Task prompt
Retype each line exactly. Skip images.

-------- Data provided

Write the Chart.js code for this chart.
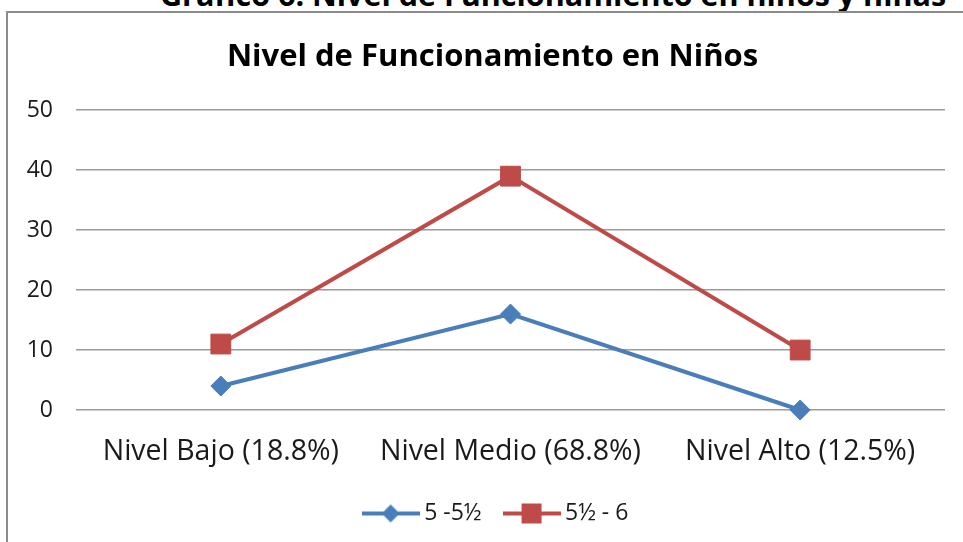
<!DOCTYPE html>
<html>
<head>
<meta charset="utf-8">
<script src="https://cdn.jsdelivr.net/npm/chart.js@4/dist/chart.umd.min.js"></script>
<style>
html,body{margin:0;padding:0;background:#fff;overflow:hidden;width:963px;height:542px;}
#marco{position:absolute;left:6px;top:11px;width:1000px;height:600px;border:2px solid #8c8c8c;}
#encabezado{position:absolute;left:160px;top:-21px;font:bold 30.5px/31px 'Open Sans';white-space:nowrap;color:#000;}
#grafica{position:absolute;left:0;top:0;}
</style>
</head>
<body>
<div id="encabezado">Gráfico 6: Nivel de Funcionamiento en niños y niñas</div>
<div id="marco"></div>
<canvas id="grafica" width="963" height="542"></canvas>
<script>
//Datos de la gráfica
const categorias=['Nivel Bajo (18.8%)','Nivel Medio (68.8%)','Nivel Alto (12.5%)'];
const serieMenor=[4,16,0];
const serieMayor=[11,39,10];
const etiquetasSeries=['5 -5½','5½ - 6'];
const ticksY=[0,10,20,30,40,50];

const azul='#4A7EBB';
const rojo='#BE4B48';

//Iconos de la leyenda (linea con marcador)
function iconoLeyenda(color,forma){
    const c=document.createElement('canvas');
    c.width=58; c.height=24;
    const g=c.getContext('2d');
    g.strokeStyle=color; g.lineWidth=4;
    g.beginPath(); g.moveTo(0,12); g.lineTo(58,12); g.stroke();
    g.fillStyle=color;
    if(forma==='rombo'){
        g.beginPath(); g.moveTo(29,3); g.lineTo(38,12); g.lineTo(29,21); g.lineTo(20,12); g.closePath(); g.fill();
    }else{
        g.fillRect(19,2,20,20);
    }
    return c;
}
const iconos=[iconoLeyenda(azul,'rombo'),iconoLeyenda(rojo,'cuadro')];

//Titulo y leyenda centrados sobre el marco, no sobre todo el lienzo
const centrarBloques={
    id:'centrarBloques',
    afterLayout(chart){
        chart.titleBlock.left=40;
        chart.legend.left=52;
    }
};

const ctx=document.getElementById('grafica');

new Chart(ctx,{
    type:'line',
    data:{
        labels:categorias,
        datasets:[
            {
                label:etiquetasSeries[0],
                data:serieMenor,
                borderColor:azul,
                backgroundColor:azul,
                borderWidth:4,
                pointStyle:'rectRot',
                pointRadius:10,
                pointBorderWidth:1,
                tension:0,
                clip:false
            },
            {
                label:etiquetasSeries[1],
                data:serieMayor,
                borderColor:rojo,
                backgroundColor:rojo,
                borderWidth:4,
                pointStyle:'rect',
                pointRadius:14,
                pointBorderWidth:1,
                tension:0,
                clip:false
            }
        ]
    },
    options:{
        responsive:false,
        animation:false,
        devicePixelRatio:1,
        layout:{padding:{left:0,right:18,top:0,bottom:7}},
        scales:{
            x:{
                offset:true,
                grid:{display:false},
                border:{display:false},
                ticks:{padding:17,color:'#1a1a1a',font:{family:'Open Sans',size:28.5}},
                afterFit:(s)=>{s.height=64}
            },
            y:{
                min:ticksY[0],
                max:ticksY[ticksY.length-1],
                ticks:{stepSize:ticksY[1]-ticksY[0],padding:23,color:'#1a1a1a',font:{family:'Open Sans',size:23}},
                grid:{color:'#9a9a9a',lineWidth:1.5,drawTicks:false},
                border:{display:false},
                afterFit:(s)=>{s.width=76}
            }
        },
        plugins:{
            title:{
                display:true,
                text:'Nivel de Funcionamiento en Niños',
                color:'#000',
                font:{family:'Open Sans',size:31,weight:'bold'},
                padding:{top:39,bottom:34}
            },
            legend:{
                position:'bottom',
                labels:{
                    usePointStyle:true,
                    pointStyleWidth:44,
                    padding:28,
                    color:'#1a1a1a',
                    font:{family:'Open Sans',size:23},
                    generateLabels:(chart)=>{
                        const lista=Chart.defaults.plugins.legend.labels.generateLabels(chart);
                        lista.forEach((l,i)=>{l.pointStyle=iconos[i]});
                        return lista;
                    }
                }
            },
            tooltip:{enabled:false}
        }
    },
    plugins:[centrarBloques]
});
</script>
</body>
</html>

----------------

Worked solution
Write the Chart.js code for this chart.
<!DOCTYPE html>
<html>
<head>
<meta charset="utf-8">
<script src="https://cdn.jsdelivr.net/npm/chart.js@4/dist/chart.umd.min.js"></script>
<style>
html,body{margin:0;padding:0;background:#fff;overflow:hidden;width:963px;height:542px;}
#marco{position:absolute;left:6px;top:11px;width:1000px;height:600px;border:2px solid #8c8c8c;}
#encabezado{position:absolute;left:160px;top:-21px;font:bold 30.5px/31px 'Open Sans';white-space:nowrap;color:#000;}
#grafica{position:absolute;left:0;top:0;}
</style>
</head>
<body>
<div id="encabezado">Gráfico 6: Nivel de Funcionamiento en niños y niñas</div>
<div id="marco"></div>
<canvas id="grafica" width="963" height="542"></canvas>
<script>
//Datos de la gráfica
const categorias=['Nivel Bajo (18.8%)','Nivel Medio (68.8%)','Nivel Alto (12.5%)'];
const serieMenor=[4,16,0];
const serieMayor=[11,39,10];
const etiquetasSeries=['5 -5½','5½ - 6'];
const ticksY=[0,10,20,30,40,50];

const azul='#4A7EBB';
const rojo='#BE4B48';

//Iconos de la leyenda (linea con marcador)
function iconoLeyenda(color,forma){
    const c=document.createElement('canvas');
    c.width=58; c.height=24;
    const g=c.getContext('2d');
    g.strokeStyle=color; g.lineWidth=4;
    g.beginPath(); g.moveTo(0,12); g.lineTo(58,12); g.stroke();
    g.fillStyle=color;
    if(forma==='rombo'){
        g.beginPath(); g.moveTo(29,3); g.lineTo(38,12); g.lineTo(29,21); g.lineTo(20,12); g.closePath(); g.fill();
    }else{
        g.fillRect(19,2,20,20);
    }
    return c;
}
const iconos=[iconoLeyenda(azul,'rombo'),iconoLeyenda(rojo,'cuadro')];

//Titulo y leyenda centrados sobre el marco, no sobre todo el lienzo
const centrarBloques={
    id:'centrarBloques',
    afterLayout(chart){
        chart.titleBlock.left=40;
        chart.legend.left=52;
    }
};

const ctx=document.getElementById('grafica');

new Chart(ctx,{
    type:'line',
    data:{
        labels:categorias,
        datasets:[
            {
                label:etiquetasSeries[0],
                data:serieMenor,
                borderColor:azul,
                backgroundColor:azul,
                borderWidth:4,
                pointStyle:'rectRot',
                pointRadius:10,
                pointBorderWidth:1,
                tension:0,
                clip:false
            },
            {
                label:etiquetasSeries[1],
                data:serieMayor,
                borderColor:rojo,
                backgroundColor:rojo,
                borderWidth:4,
                pointStyle:'rect',
                pointRadius:14,
                pointBorderWidth:1,
                tension:0,
                clip:false
            }
        ]
    },
    options:{
        responsive:false,
        animation:false,
        devicePixelRatio:1,
        layout:{padding:{left:0,right:18,top:0,bottom:7}},
        scales:{
            x:{
                offset:true,
                grid:{display:false},
                border:{display:false},
                ticks:{padding:17,color:'#1a1a1a',font:{family:'Open Sans',size:28.5}},
                afterFit:(s)=>{s.height=64}
            },
            y:{
                min:ticksY[0],
                max:ticksY[ticksY.length-1],
                ticks:{stepSize:ticksY[1]-ticksY[0],padding:23,color:'#1a1a1a',font:{family:'Open Sans',size:23}},
                grid:{color:'#9a9a9a',lineWidth:1.5,drawTicks:false},
                border:{display:false},
                afterFit:(s)=>{s.width=76}
            }
        },
        plugins:{
            title:{
                display:true,
                text:'Nivel de Funcionamiento en Niños',
                color:'#000',
                font:{family:'Open Sans',size:31,weight:'bold'},
                padding:{top:39,bottom:34}
            },
            legend:{
                position:'bottom',
                labels:{
                    usePointStyle:true,
                    pointStyleWidth:44,
                    padding:28,
                    color:'#1a1a1a',
                    font:{family:'Open Sans',size:23},
                    generateLabels:(chart)=>{
                        const lista=Chart.defaults.plugins.legend.labels.generateLabels(chart);
                        lista.forEach((l,i)=>{l.pointStyle=iconos[i]});
                        return lista;
                    }
                }
            },
            tooltip:{enabled:false}
        }
    },
    plugins:[centrarBloques]
});
</script>
</body>
</html>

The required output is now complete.